GIVEN REQUEST:
Restate all of the data exactly.

DATASET EXCERPT:
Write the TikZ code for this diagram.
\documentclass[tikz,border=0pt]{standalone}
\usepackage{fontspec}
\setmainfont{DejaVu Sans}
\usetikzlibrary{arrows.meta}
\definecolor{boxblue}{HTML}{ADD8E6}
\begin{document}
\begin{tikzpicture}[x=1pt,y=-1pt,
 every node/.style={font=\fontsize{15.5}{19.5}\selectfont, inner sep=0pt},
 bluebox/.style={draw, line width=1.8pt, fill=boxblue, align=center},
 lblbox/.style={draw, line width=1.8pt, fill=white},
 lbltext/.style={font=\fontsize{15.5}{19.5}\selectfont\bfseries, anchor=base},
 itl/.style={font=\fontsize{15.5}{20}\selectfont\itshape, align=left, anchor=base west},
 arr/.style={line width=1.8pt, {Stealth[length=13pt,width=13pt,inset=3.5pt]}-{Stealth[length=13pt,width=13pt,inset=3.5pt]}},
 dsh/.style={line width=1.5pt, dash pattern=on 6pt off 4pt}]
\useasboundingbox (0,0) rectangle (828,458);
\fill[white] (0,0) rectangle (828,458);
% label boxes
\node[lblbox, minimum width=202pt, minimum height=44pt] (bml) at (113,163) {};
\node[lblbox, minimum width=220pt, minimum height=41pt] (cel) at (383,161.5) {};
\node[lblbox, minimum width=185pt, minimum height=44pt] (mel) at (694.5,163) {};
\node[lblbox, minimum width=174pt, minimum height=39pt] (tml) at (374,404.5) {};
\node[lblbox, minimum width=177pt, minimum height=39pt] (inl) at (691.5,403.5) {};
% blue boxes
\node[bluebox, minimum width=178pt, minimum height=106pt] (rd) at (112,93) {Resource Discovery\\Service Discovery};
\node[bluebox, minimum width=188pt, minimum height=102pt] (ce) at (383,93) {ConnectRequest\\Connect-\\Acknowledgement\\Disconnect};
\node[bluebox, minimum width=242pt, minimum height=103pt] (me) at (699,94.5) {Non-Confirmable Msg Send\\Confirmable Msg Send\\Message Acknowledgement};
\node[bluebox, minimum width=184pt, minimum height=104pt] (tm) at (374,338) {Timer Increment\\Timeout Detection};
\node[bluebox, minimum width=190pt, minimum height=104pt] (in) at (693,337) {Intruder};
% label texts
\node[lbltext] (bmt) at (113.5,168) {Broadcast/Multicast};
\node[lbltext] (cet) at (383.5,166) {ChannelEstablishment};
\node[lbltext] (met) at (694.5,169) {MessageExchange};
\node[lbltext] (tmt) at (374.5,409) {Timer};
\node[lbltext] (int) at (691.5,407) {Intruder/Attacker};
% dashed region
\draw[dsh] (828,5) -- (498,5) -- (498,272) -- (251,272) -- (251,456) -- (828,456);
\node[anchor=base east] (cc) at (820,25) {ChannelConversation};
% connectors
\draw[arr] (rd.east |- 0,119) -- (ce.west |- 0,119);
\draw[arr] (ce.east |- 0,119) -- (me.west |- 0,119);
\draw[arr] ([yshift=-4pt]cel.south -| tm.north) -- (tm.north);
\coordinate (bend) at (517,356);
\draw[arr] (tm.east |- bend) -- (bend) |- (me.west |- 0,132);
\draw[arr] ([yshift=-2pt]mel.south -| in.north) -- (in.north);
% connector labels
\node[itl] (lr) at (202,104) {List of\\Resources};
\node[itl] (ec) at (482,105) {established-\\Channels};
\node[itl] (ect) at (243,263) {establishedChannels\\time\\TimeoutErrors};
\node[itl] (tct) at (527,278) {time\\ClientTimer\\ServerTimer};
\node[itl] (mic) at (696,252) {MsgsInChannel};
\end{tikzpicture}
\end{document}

THE COMPLETED TASK:
Write the TikZ code for this diagram.
\documentclass[tikz,border=0pt]{standalone}
\usepackage{fontspec}
\setmainfont{DejaVu Sans}
\usetikzlibrary{arrows.meta}
\definecolor{boxblue}{HTML}{ADD8E6}
\begin{document}
\begin{tikzpicture}[x=1pt,y=-1pt,
 every node/.style={font=\fontsize{15.5}{19.5}\selectfont, inner sep=0pt},
 bluebox/.style={draw, line width=1.8pt, fill=boxblue, align=center},
 lblbox/.style={draw, line width=1.8pt, fill=white},
 lbltext/.style={font=\fontsize{15.5}{19.5}\selectfont\bfseries, anchor=base},
 itl/.style={font=\fontsize{15.5}{20}\selectfont\itshape, align=left, anchor=base west},
 arr/.style={line width=1.8pt, {Stealth[length=13pt,width=13pt,inset=3.5pt]}-{Stealth[length=13pt,width=13pt,inset=3.5pt]}},
 dsh/.style={line width=1.5pt, dash pattern=on 6pt off 4pt}]
\useasboundingbox (0,0) rectangle (828,458);
\fill[white] (0,0) rectangle (828,458);
% label boxes
\node[lblbox, minimum width=202pt, minimum height=44pt] (bml) at (113,163) {};
\node[lblbox, minimum width=220pt, minimum height=41pt] (cel) at (383,161.5) {};
\node[lblbox, minimum width=185pt, minimum height=44pt] (mel) at (694.5,163) {};
\node[lblbox, minimum width=174pt, minimum height=39pt] (tml) at (374,404.5) {};
\node[lblbox, minimum width=177pt, minimum height=39pt] (inl) at (691.5,403.5) {};
% blue boxes
\node[bluebox, minimum width=178pt, minimum height=106pt] (rd) at (112,93) {Resource Discovery\\Service Discovery};
\node[bluebox, minimum width=188pt, minimum height=102pt] (ce) at (383,93) {ConnectRequest\\Connect-\\Acknowledgement\\Disconnect};
\node[bluebox, minimum width=242pt, minimum height=103pt] (me) at (699,94.5) {Non-Confirmable Msg Send\\Confirmable Msg Send\\Message Acknowledgement};
\node[bluebox, minimum width=184pt, minimum height=104pt] (tm) at (374,338) {Timer Increment\\Timeout Detection};
\node[bluebox, minimum width=190pt, minimum height=104pt] (in) at (693,337) {Intruder};
% label texts
\node[lbltext] (bmt) at (113.5,168) {Broadcast/Multicast};
\node[lbltext] (cet) at (383.5,166) {ChannelEstablishment};
\node[lbltext] (met) at (694.5,169) {MessageExchange};
\node[lbltext] (tmt) at (374.5,409) {Timer};
\node[lbltext] (int) at (691.5,407) {Intruder/Attacker};
% dashed region
\draw[dsh] (828,5) -- (498,5) -- (498,272) -- (251,272) -- (251,456) -- (828,456);
\node[anchor=base east] (cc) at (820,25) {ChannelConversation};
% connectors
\draw[arr] (rd.east |- 0,119) -- (ce.west |- 0,119);
\draw[arr] (ce.east |- 0,119) -- (me.west |- 0,119);
\draw[arr] ([yshift=-4pt]cel.south -| tm.north) -- (tm.north);
\coordinate (bend) at (517,356);
\draw[arr] (tm.east |- bend) -- (bend) |- (me.west |- 0,132);
\draw[arr] ([yshift=-2pt]mel.south -| in.north) -- (in.north);
% connector labels
\node[itl] (lr) at (202,104) {List of\\Resources};
\node[itl] (ec) at (482,105) {established-\\Channels};
\node[itl] (ect) at (243,263) {establishedChannels\\time\\TimeoutErrors};
\node[itl] (tct) at (527,278) {time\\ClientTimer\\ServerTimer};
\node[itl] (mic) at (696,252) {MsgsInChannel};
\end{tikzpicture}
\end{document}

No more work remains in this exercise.